Il primo confuso incontro, di poco successivo alla lettura del volumetto BUR dedicato nel 1951 alla tragedia shakespeariana, fu la tardiva visione in qualche cinemino dell'Amleto (1948) di Laurence Olivier con una Jean Simmons troppo Max Factor nel ruolo di Ofelia. Si sapeva ancora poco di psicoanalisi, ma che ci fosse di mezzo il complesso di Edipo, in quella classica eppur moderna messa in scena, lo capiva anche un adolescente precoce.
Occorreva a questo punto poter osservare il prence di Danimarca dal vero, e l'occasione venne nel 1954 con la prima versione completa inscenata con il Teatro d'Arte Italiano da Luigi Squarzina, protagonista un Vittorio Gassman molto narcisista, che da gran mattatore qual era pareva esser lui l'autore del testo, con una smarrita Anna Maria Ferrero nei panni di Ofelia.
Ma la vera sorpresa giunse dieci anni dopo, tanto più preziosa quanto più rara, almeno per quanto riguardava il nostro mercato, e a reggere il grave compito era un attore la cui dialettica, congiunta alla sobrietà, ingigantiva il testo: Innokentij Michajlovič Smoktunovskij, di cui oggi si ricorda il ventennale dalla morte, a 69 anni.
Quello diretto nel 1964 da Grigorij Kozinčev, che si giovava della nuova traduzione di Boris Pasternak e della potente colonna musicale di Dmitrij Šostakovič, era un Amleto, anzi un Gamlet, che apriva nuovi orizzonti. Era un testo politico sui temi dell'ingiustizia e della dittatura, in un Elsinore che pareva una prigione, con un protagonista «riflessivo e impotente, inquieto e intellettuale, che sarebbe diventato il simbolo di un'epoca di profondi cambiamenti e di crisi delle categorie estetiche e politiche imperanti in Unione Sovietica sino alla morte di Stalin (1953)» (Daniele Dottorini). Lo avremmo interamente capito solo più tardi, ma intanto erano forti le riflessioni e le inquietudini che ci aveva trasmesso.

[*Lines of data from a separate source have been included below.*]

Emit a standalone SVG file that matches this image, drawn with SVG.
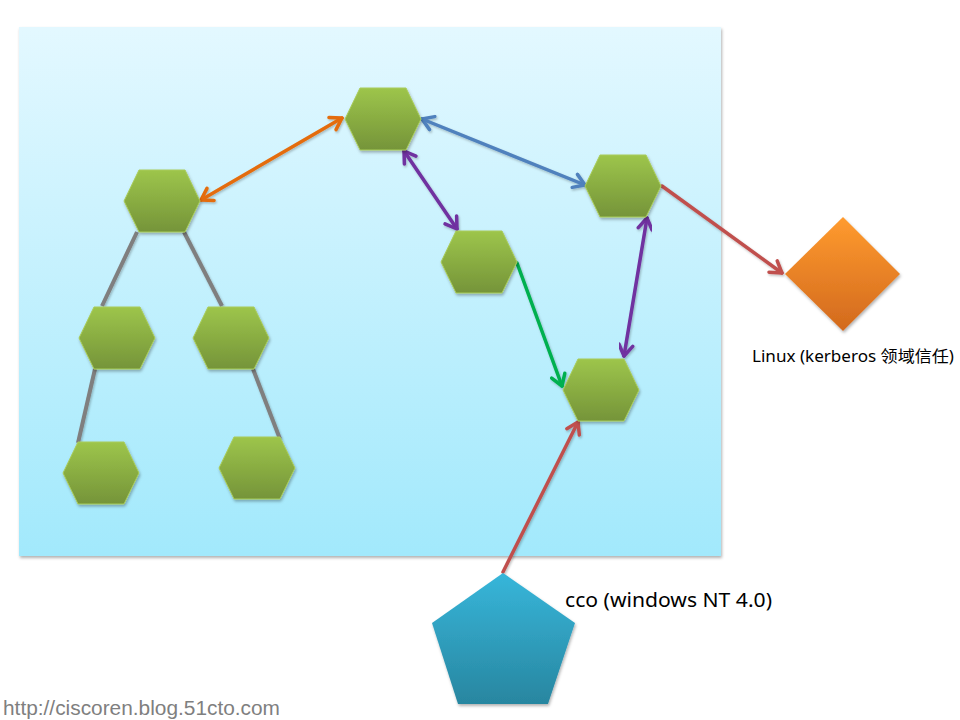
<svg xmlns="http://www.w3.org/2000/svg" width="960" height="720" viewBox="0 0 960 720">
<defs>
<linearGradient id="bg" x1="0" y1="0" x2="0" y2="1"><stop offset="0" stop-color="#e3f8ff"/><stop offset="1" stop-color="#a2e9fc"/></linearGradient>
<linearGradient id="hexg" x1="0" y1="0" x2="0" y2="1"><stop offset="0" stop-color="#9dc54b"/><stop offset="1" stop-color="#759439"/></linearGradient>
<linearGradient id="diag" x1="0" y1="0" x2="0" y2="1"><stop offset="0" stop-color="#ff9b2f"/><stop offset="1" stop-color="#d2691d"/></linearGradient>
<linearGradient id="peng" x1="0" y1="0" x2="0" y2="1"><stop offset="0" stop-color="#37b6da"/><stop offset="1" stop-color="#2886a0"/></linearGradient>
<filter id="sh" x="-20%" y="-20%" width="140%" height="140%"><feDropShadow dx="1" dy="2" stdDeviation="1.5" flood-color="#000" flood-opacity="0.3"/></filter>
<filter id="lsh" x="-20%" y="-20%" width="140%" height="140%"><feDropShadow dx="1" dy="1.5" stdDeviation="1" flood-color="#000" flood-opacity="0.25"/></filter>
<marker id="aO" markerUnits="userSpaceOnUse" viewBox="-14 -9 16 18" refX="0" refY="0" markerWidth="16" markerHeight="18" orient="auto-start-reverse"><path d="M-11,-7 L0,0 L-11,7" fill="none" stroke="#e46c0a" stroke-width="3.5" stroke-linecap="round" stroke-linejoin="round"/></marker>
<marker id="aB" markerUnits="userSpaceOnUse" viewBox="-14 -9 16 18" refX="0" refY="0" markerWidth="16" markerHeight="18" orient="auto-start-reverse"><path d="M-11,-7 L0,0 L-11,7" fill="none" stroke="#4f81bd" stroke-width="3.5" stroke-linecap="round" stroke-linejoin="round"/></marker>
<marker id="aP" markerUnits="userSpaceOnUse" viewBox="-14 -9 16 18" refX="0" refY="0" markerWidth="16" markerHeight="18" orient="auto-start-reverse"><path d="M-11,-7 L0,0 L-11,7" fill="none" stroke="#7030a0" stroke-width="3.5" stroke-linecap="round" stroke-linejoin="round"/></marker>
<marker id="aG" markerUnits="userSpaceOnUse" viewBox="-14 -9 16 18" refX="0" refY="0" markerWidth="16" markerHeight="18" orient="auto"><path d="M-11,-7 L0,0 L-11,7" fill="none" stroke="#00b050" stroke-width="3.5" stroke-linecap="round" stroke-linejoin="round"/></marker>
<marker id="aR" markerUnits="userSpaceOnUse" viewBox="-14 -9 16 18" refX="0" refY="0" markerWidth="16" markerHeight="18" orient="auto"><path d="M-11,-7 L0,0 L-11,7" fill="none" stroke="#c0504d" stroke-width="3.5" stroke-linecap="round" stroke-linejoin="round"/></marker>
<polygon id="hex" points="-38,0 -23,-31 23,-31 38,0 23,31 -23,31"/>
</defs>
<style>
.hx{fill:url(#hexg);stroke:#a9cc5a;stroke-width:1;filter:url(#sh)}
.ar{fill:none;stroke-width:3.5;stroke-linecap:round;filter:url(#lsh)}
.tr{fill:none;stroke:#7f7f7f;stroke-width:4;filter:url(#lsh)}
</style>
<rect id="panel" x="19" y="27" width="702" height="529" fill="url(#bg)" filter="url(#sh)"/>
<g id="connectors">
<line class="tr" x1="137" y1="232" x2="102" y2="306"/>
<line class="tr" x1="184" y1="232" x2="222" y2="306"/>
<line class="tr" x1="95" y1="369" x2="78" y2="443"/>
<line class="tr" x1="253" y1="369" x2="280" y2="439"/>
<line class="ar" stroke="#e46c0a" x1="342" y1="118" x2="201" y2="200" marker-start="url(#aO)" marker-end="url(#aO)"/>
<line class="ar" stroke="#4f81bd" x1="422" y1="119" x2="585" y2="185" marker-start="url(#aB)" marker-end="url(#aB)"/>
<line class="ar" stroke="#7030a0" x1="404" y1="151" x2="457" y2="229" marker-start="url(#aP)" marker-end="url(#aP)"/>
<line class="ar" stroke="#7030a0" x1="647" y1="218" x2="624" y2="356" marker-start="url(#aP)" marker-end="url(#aP)"/>
<line class="ar" stroke="#00b050" x1="517" y1="263" x2="562" y2="386" marker-end="url(#aG)"/>
<line class="ar" stroke="#c0504d" x1="662" y1="186" x2="782" y2="273" marker-end="url(#aR)"/>
<line class="ar" stroke="#c0504d" x1="503" y1="572" x2="578" y2="422" marker-end="url(#aR)"/>
</g>
<g id="n1"><use href="#hex" class="hx" x="383" y="119"/></g>
<g id="n2"><use href="#hex" class="hx" x="162" y="201"/></g>
<g id="n3"><use href="#hex" class="hx" x="623" y="186"/></g>
<g id="n4"><use href="#hex" class="hx" x="479" y="262"/></g>
<g id="n5"><use href="#hex" class="hx" x="601" y="390"/></g>
<g id="n6"><use href="#hex" class="hx" x="117" y="338"/></g>
<g id="n7"><use href="#hex" class="hx" x="231" y="338"/></g>
<g id="n8"><use href="#hex" class="hx" x="101" y="473"/></g>
<g id="n9"><use href="#hex" class="hx" x="257" y="468"/></g>
<g id="linux">
<polygon points="843,217 900,274 843,331 785,274" fill="url(#diag)" filter="url(#sh)"/>
<text x="752" y="362" font-family="'Noto Sans','Noto Sans CJK SC',sans-serif" font-size="15.5" textLength="202" lengthAdjust="spacingAndGlyphs" fill="#000">Linux (kerberos 领域信任)</text>
</g>
<g id="cco">
<polygon points="503,573 575,623 548,704 458,704 432,623" fill="url(#peng)" filter="url(#sh)"/>
<text x="565" y="607" font-family="'Noto Sans',sans-serif" font-size="20.5" textLength="207" lengthAdjust="spacingAndGlyphs" fill="#000">cco (windows NT 4.0)</text>
</g>
<text x="3" y="715" font-family="'Liberation Sans',Arial,sans-serif" font-size="20.5" textLength="277" lengthAdjust="spacingAndGlyphs" fill="#7f7f7f" stroke="#fff" stroke-width="0.6" paint-order="stroke">http://ciscoren.blog.51cto.com</text>
</svg>
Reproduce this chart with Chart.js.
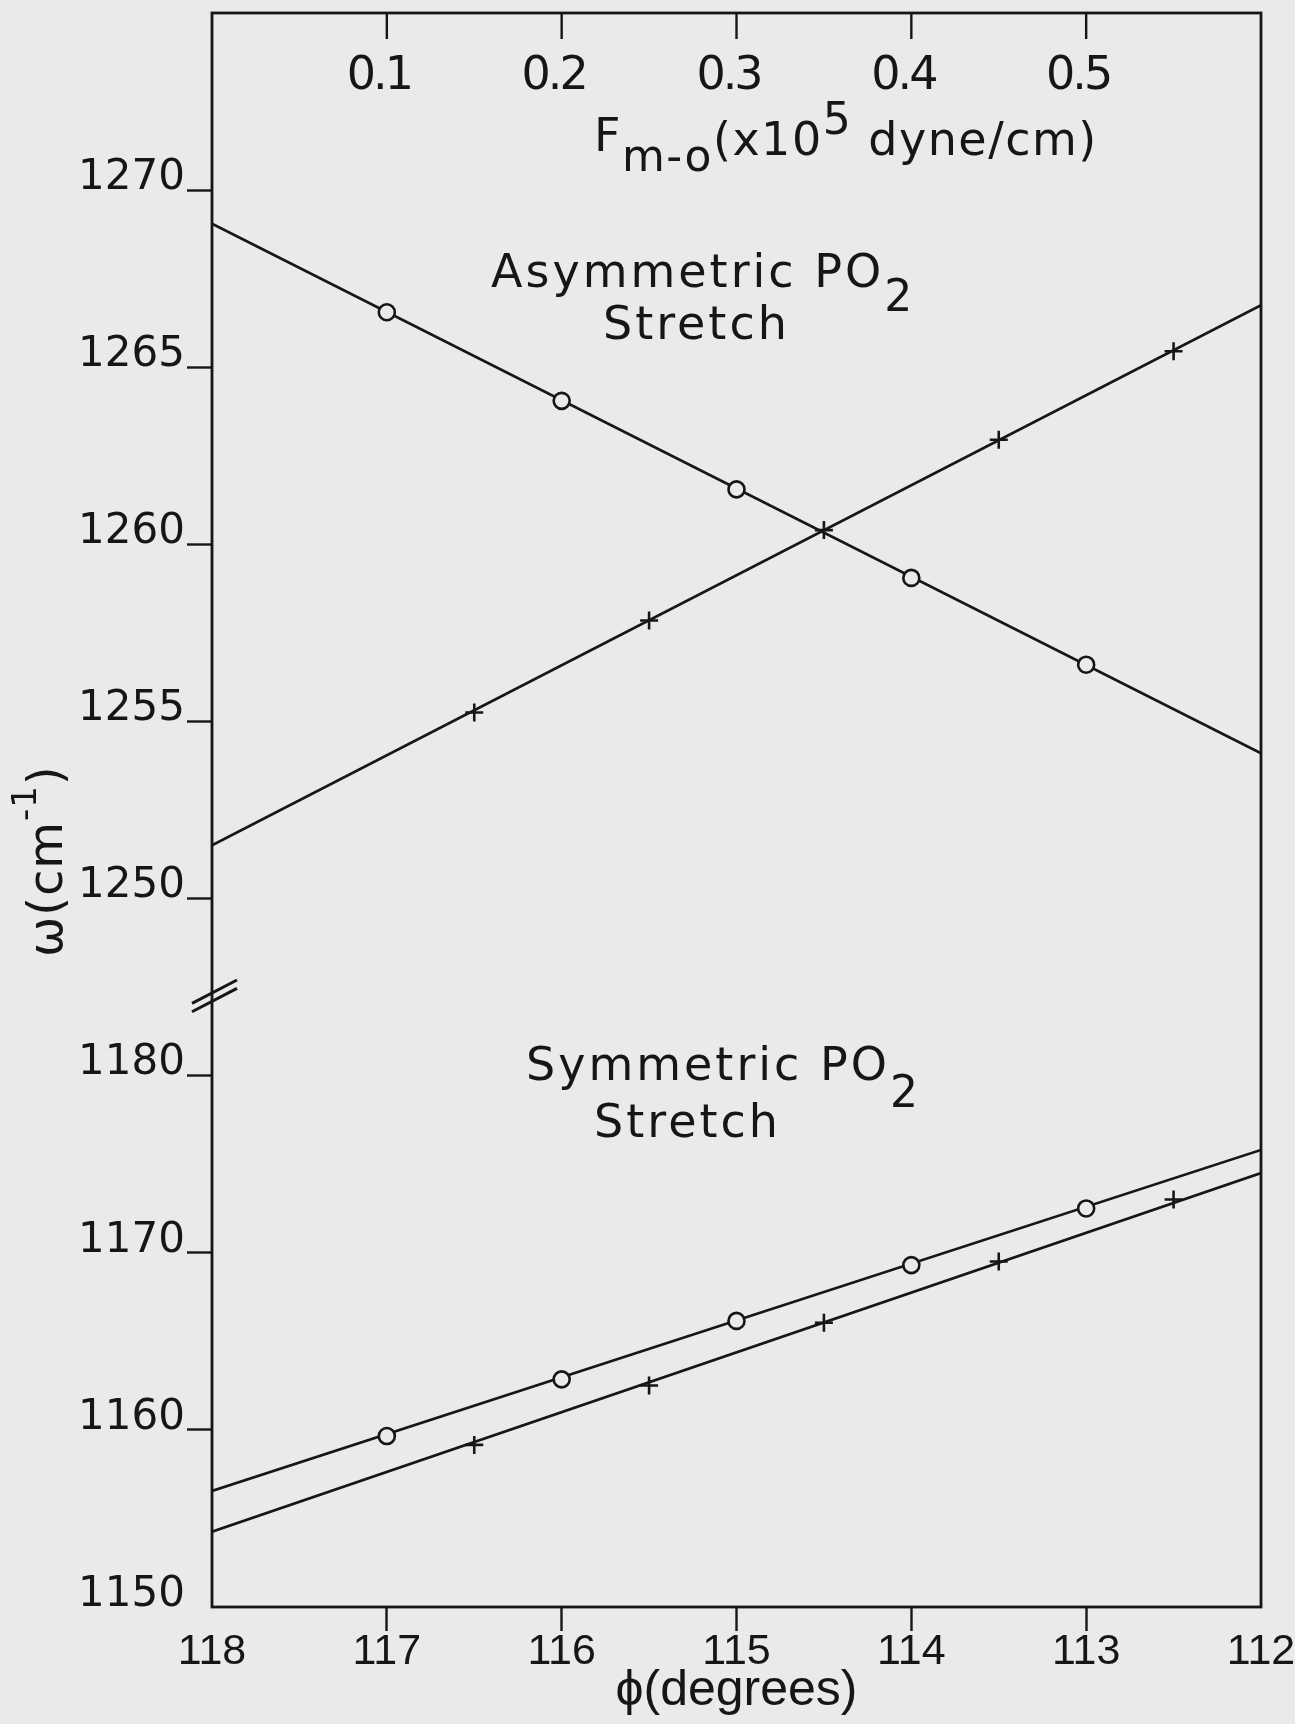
<!DOCTYPE html>
<html>
<head>
<meta charset="utf-8">
<script src="https://cdn.jsdelivr.net/npm/chart.js@4.4.1/dist/chart.umd.min.js"></script>
<style>
  html, body { margin: 0; padding: 0; background: #eaeae8; }
  #wrap { width: 1295px; height: 1724px; }
</style>
</head>
<body>
<div id="wrap"><canvas id="chart" width="1295" height="1724"></canvas></div>
<script>
// axis ticks
const phiTicks = [118, 117, 116, 115, 114, 113, 112];
const forceTicks = [0.1, 0.2, 0.3, 0.4, 0.5];
const upperTicks = [1250, 1255, 1260, 1265, 1270];
const lowerTicks = [1150, 1160, 1170, 1180];

// measured points (phi in degrees)
const circlePhi = [117, 116, 115, 114, 113];
const crossPhi = [116.5, 115.5, 114.5, 113.5, 112.5];
const asymCircle = [1266.55, 1264.05, 1261.55, 1259.05, 1256.6];
const asymCross = [1255.25, 1257.85, 1260.4, 1262.95, 1265.45];
const symCircle = [1159.65, 1162.85, 1166.15, 1169.3, 1172.5];
const symCross = [1159.15, 1162.5, 1166.05, 1169.5, 1173.0];

// fitted lines, read where they meet the frame (phi 118 and 112)
const lineEnds = [118, 112];
const asymCircleFit = [1269.05, 1254.1];
const asymCrossFit = [1251.5, 1266.75];
const symCircleFit = [1156.55, 1175.8];
const symCrossFit = [1154.25, 1174.5];

const ink = '#161616';
const paper = '#eaeae8';
const geo = '"DejaVu Sans", sans-serif';
const grot = '"Liberation Sans", sans-serif';

const pts = (xs, ys) => xs.map((x, i) => ({ x, y: ys[i] }));

function markers(xs, ys, axis, style) {
    return {
        data: pts(xs, ys),
        yAxisID: axis,
        showLine: false,
        pointStyle: style,
        pointRadius: style === 'circle' ? 8 : 9,
        pointBorderWidth: 2.6,
        pointBorderColor: ink,
        pointBackgroundColor: paper,
        order: 0,
    };
}

function fit(ys, axis) {
    return {
        data: pts(lineEnds, ys),
        yAxisID: axis,
        showLine: true,
        borderColor: ink,
        borderWidth: 2.6,
        pointRadius: 0,
        order: 1,
    };
}

const hideAt = (vals) => (c) => (c.tick && vals.includes(c.tick.value)) ? 'rgba(0,0,0,0)' : ink;
const noPad = (s) => { s.paddingTop = 0; s.paddingBottom = 0; s.paddingLeft = 0; s.paddingRight = 0; };

// draws a run of text pieces: [text, size, baselineShift]
function runs(ctx, x, y, pieces, family, spacing) {
    ctx.letterSpacing = (spacing || 0) + 'px';
    for (const [txt, size, dy] of pieces) {
        ctx.font = `${size}px ${family}`;
        ctx.fillText(txt, x, y + dy);
        x += ctx.measureText(txt).width;
    }
    ctx.letterSpacing = '0px';
}

const decor = {
    id: 'decor',
    afterDraw(chart) {
        const { ctx, chartArea: a, scales } = chart;
        const { x, x2, yTop, yBot } = scales;
        ctx.save();
        ctx.strokeStyle = ink;
        ctx.fillStyle = ink;

        // frame
        ctx.lineWidth = 2.8;
        ctx.strokeRect(a.left, a.top, a.right - a.left, a.bottom - a.top);

        // top force-constant axis, ticks pointing into the plot
        ctx.lineWidth = 2.4;
        ctx.textAlign = 'center';
        ctx.textBaseline = 'alphabetic';
        ctx.font = `46px ${geo}`;
        ctx.letterSpacing = '-3px';
        for (const v of forceTicks) {
            const px = x2.getPixelForValue(v);
            ctx.beginPath();
            ctx.moveTo(px, a.top);
            ctx.lineTo(px, a.top + 26);
            ctx.stroke();
            ctx.fillText(v.toFixed(1), px - 8, a.top + 76);
        }
        ctx.letterSpacing = '0px';

        ctx.textAlign = 'left';
        const tx = x.getPixelForValue(115.815);
        runs(ctx, tx, a.top + 138, [
            ['F', 46, 0], ['m-o', 44, 20], ['(x10', 46, 4], ['5', 44, -17], [' dyne/cm)', 46, 4],
        ], geo, 1.5);

        // y title, rotated
        ctx.save();
        ctx.translate(62, 957);
        ctx.rotate(-Math.PI / 2);
        runs(ctx, 0, 0, [['\u03c9(cm', 48, 0], ['-1', 34, -26], [')', 48, 0]], geo, 1);
        ctx.restore();

        // axis break
        const j = yTop.bottom;
        ctx.lineWidth = 3;
        for (const off of [-1.4, 7]) {
            ctx.beginPath();
            ctx.moveTo(a.left - 20, j + off);
            ctx.lineTo(a.left + 25, j + off - 23.3);
            ctx.stroke();
        }

        // annotations
        runs(ctx, x.getPixelForValue(116.404), yTop.getPixelForValue(1267.26),
            [['Asymmetric PO', 46, 0], ['2', 44, 24]], geo, 3);
        runs(ctx, x.getPixelForValue(115.764), yTop.getPixelForValue(1265.8),
            [['Stretch', 46, 0]], geo, 3);
        runs(ctx, x.getPixelForValue(116.204), yBot.getPixelForValue(1179.75),
            [['Symmetric PO', 46, 0], ['2', 44, 27]], geo, 3);
        runs(ctx, x.getPixelForValue(115.815), yBot.getPixelForValue(1176.53),
            [['Stretch', 46, 0]], geo, 3);

        ctx.restore();
    },
};

const yCommon = {
    type: 'linear',
    position: 'left',
    stack: 'omega',
    afterFit: (s) => { s.width = 212; noPad(s); },
    border: { display: false },
};

new Chart(document.getElementById('chart'), {
    type: 'scatter',
    data: {
        datasets: [
            markers(circlePhi, asymCircle, 'yTop', 'circle'),
            markers(crossPhi, asymCross, 'yTop', 'cross'),
            markers(circlePhi, symCircle, 'yBot', 'circle'),
            markers(crossPhi, symCross, 'yBot', 'cross'),
            fit(asymCircleFit, 'yTop'),
            fit(asymCrossFit, 'yTop'),
            fit(symCircleFit, 'yBot'),
            fit(symCrossFit, 'yBot'),
        ],
    },
    options: {
        responsive: false,
        animation: false,
        layout: { padding: { top: 13, right: 34, left: 0, bottom: 0 } },
        plugins: { legend: { display: false }, tooltip: { enabled: false } },
        scales: {
            x: {
                type: 'linear',
                position: 'bottom',
                min: 112,
                max: 118,
                reverse: true,
                afterBuildTicks: (s) => { s.ticks = phiTicks.map((v) => ({ value: v })); },
                afterFit: (s) => { s.height = 117; noPad(s); },
                grid: { drawOnChartArea: false, tickLength: 24, tickWidth: 2.4, tickColor: hideAt([118, 112]) },
                border: { display: false },
                ticks: {
                    color: ink, padding: -5, autoSkip: false, maxRotation: 0,
                    font: { family: grot, size: 43 },
                    callback: (v) => String(v),
                },
                title: {
                    display: true, text: '\u03d5(degrees)', color: ink,
                    font: { family: grot, size: 50 },
                    padding: { top: 0, bottom: 3 },
                },
            },
            x2: { type: 'linear', position: 'top', min: 0, max: 0.6, display: false },
            yTop: {
                ...yCommon,
                weight: 1,
                stackWeight: 28 * 35.45,
                min: 1247,
                max: 1275,
                afterBuildTicks: (s) => { s.ticks = upperTicks.map((v) => ({ value: v })); },
                grid: { drawOnChartArea: false, tickLength: 25, tickWidth: 2.4, tickColor: ink },
                ticks: { color: ink, padding: 2, labelOffset: -12, font: { family: geo, size: 42 }, callback: (v) => String(v) },
            },
            yBot: {
                ...yCommon,
                weight: 0,
                stackWeight: 34 * 17.73,
                min: 1150,
                max: 1184,
                afterBuildTicks: (s) => { s.ticks = lowerTicks.map((v) => ({ value: v })); },
                grid: { drawOnChartArea: false, tickLength: 25, tickWidth: 2.4, tickColor: hideAt([1150]) },
                ticks: { color: ink, padding: 2, labelOffset: -12, font: { family: geo, size: 42 }, callback: (v) => String(v) },
            },
        },
    },
    plugins: [decor],
});
</script>
</body>
</html>
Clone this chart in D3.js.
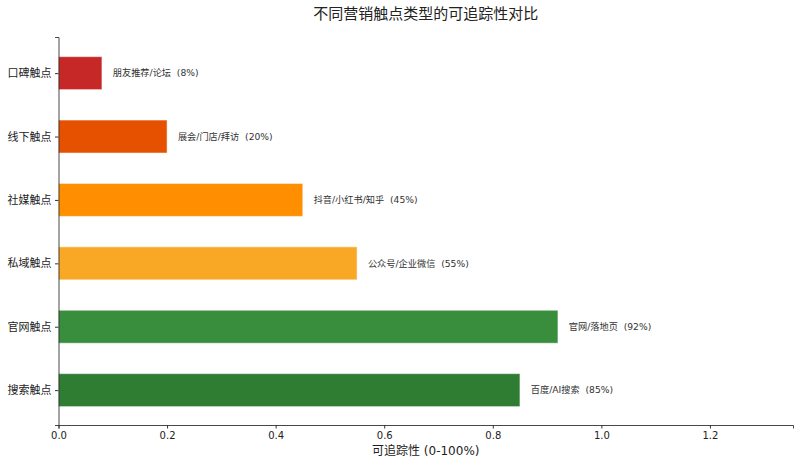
<!DOCTYPE html>
<html><head><meta charset="utf-8">
<script src="https://cdn.jsdelivr.net/npm/d3@7"></script>
<style>body{margin:0;background:#fff}svg{display:block}text{font-family:"DejaVu Sans","Noto Sans CJK SC",sans-serif}</style>
</head><body><svg id="c" width="800" height="463"></svg>
<script>
const categories = ["搜索触点","官网触点","私域触点","社媒触点","线下触点","口碑触点"];
const values = [0.85,0.92,0.55,0.45,0.20,0.08];
const barLabels = ["百度/AI搜索","官网/落地页","公众号/企业微信","抖音/小红书/知乎","展会/门店/拜访","朋友推荐/论坛"];
const colors = ["#2e7d32","#388e3c","#f9a825","#ff8f00","#e65100","#c62828"];
const xTicks = [0,0.2,0.4,0.6,0.8,1.0,1.2];
const title = "不同营销触点类型的可追踪性对比";
const xLabel = "可追踪性 (0-100%)";

const svg = d3.select("#c");
const L = 58.5, R = 793, T = 37, B = 425;
const x = d3.scaleLinear().domain([0,1.353]).range([L,R]);
const y = d3.scaleLinear().domain([-0.55,5.57]).range([B,T]);
const bh = 0.52;

const g = svg.append("g");
g.selectAll("rect").data(values).join("rect")
  .attr("x", x(0))
  .attr("y", (d,i)=>y(i+bh/2))
  .attr("width", d=>x(d)-x(0))
  .attr("height", y(0)-y(bh))
  .attr("fill", (d,i)=>colors[i])
  .attr("stroke","#fff").attr("stroke-opacity",0.5).attr("stroke-width",1);

g.selectAll("text.lbl").data(values).join("text").attr("class","lbl")
  .attr("x", d=>x(d+0.02))
  .attr("y", (d,i)=>y(i))
  .attr("dy","0.35em")
  .attr("font-size",9.2)
  .attr("fill","#333")
  .style("white-space","pre")
  .text((d,i)=>`${barLabels[i]}  (${Math.round(d*100)}%)`);

const xa = svg.append("g").attr("transform",`translate(0,${B})`)
  .call(d3.axisBottom(x).tickValues(xTicks).tickFormat(d3.format(".1f")).tickSizeOuter(0).tickSize(3.5).tickPadding(3.5));
xa.select(".domain").attr("stroke","#333").attr("stroke-width",0.9);
xa.selectAll("line").attr("stroke","#333");
xa.selectAll("text").attr("font-size",10).attr("fill","#222");

const ya = svg.append("g").attr("transform",`translate(${L},0)`)
  .call(d3.axisLeft(y).tickValues(d3.range(categories.length)).tickFormat(i=>categories[i]).tickSizeOuter(0).tickSize(3.5).tickPadding(3.5));
ya.select(".domain").attr("stroke","#333").attr("stroke-width",0.9);
ya.selectAll("line").attr("stroke","#333");
ya.selectAll("text").attr("font-size",11).attr("fill","#222").attr("font-family","'Noto Sans CJK SC',sans-serif");

svg.append("text").attr("x",(L+R)/2).attr("y",19).attr("text-anchor","middle")
  .attr("font-size",15).attr("fill","#222").attr("font-family","'Noto Sans CJK SC',sans-serif").text(title);
svg.append("text").attr("x",(L+R)/2).attr("y",455).attr("text-anchor","middle")
  .attr("font-size",12).attr("fill","#222").text(xLabel);
</script></body></html>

A farci apprezzare completamente Smoktunovskij e il suo talento immenso avevano contribuito altri due film, entrambi simbolo della stagione del “disgelo”, attore simbolo egli stesso: La lettera non spedita (1960) di Michail Kalatozov e, soprattutto, Nove giorni in un anno (1962), di Michail Romm. Nel primo è il capo di una piccola spedizione geologica che perisce a causa di un vasto incendio: l'allusivo tema centrale è la lotta angosciosa contro le forze preponderanti della natura. Nel secondo è un giovane scienziato «disincantato e lucido nell'analizzare il suo ruolo nella società sovietica contemporanea, nel riflettere sul significato della loro vita, dell'amore, del lavoro, della scienza nella società in cui vive: un'analisi che è critica ora aperta ora sorniona al passato e al presente della politica sovietica».
Colui che, con qualche contraddizione, ottenne il Premio Lenin per ques'ultimo film ed è stato proclamato “Il re degli attori sovietici”, premiato come Artista del Popolo nel 1974 ed Eroe del Lavoro Socialista nel 1990, è anche curiosamente legato al cinema italiano. Nel 1987 compare, accanto a Mastroianni e alla Mangano, in Oci ciornie di Nikita Michalkov; nel 1991, accanto a Isabella Rossellini, nel modesto Caccia alla vedova di Giorgio Ferrara; nel 1992, accanto a Franco Nero, nel modestissimo Zoloto (Oro) di Fabio Bonzi. E colui che aveva contribuito all'avvento in Unione Sovietica di un cinema moderno e alla rottura dei codici linguistici ed espressivi del realismo socialista pareva essersi spento con il loro tramonto.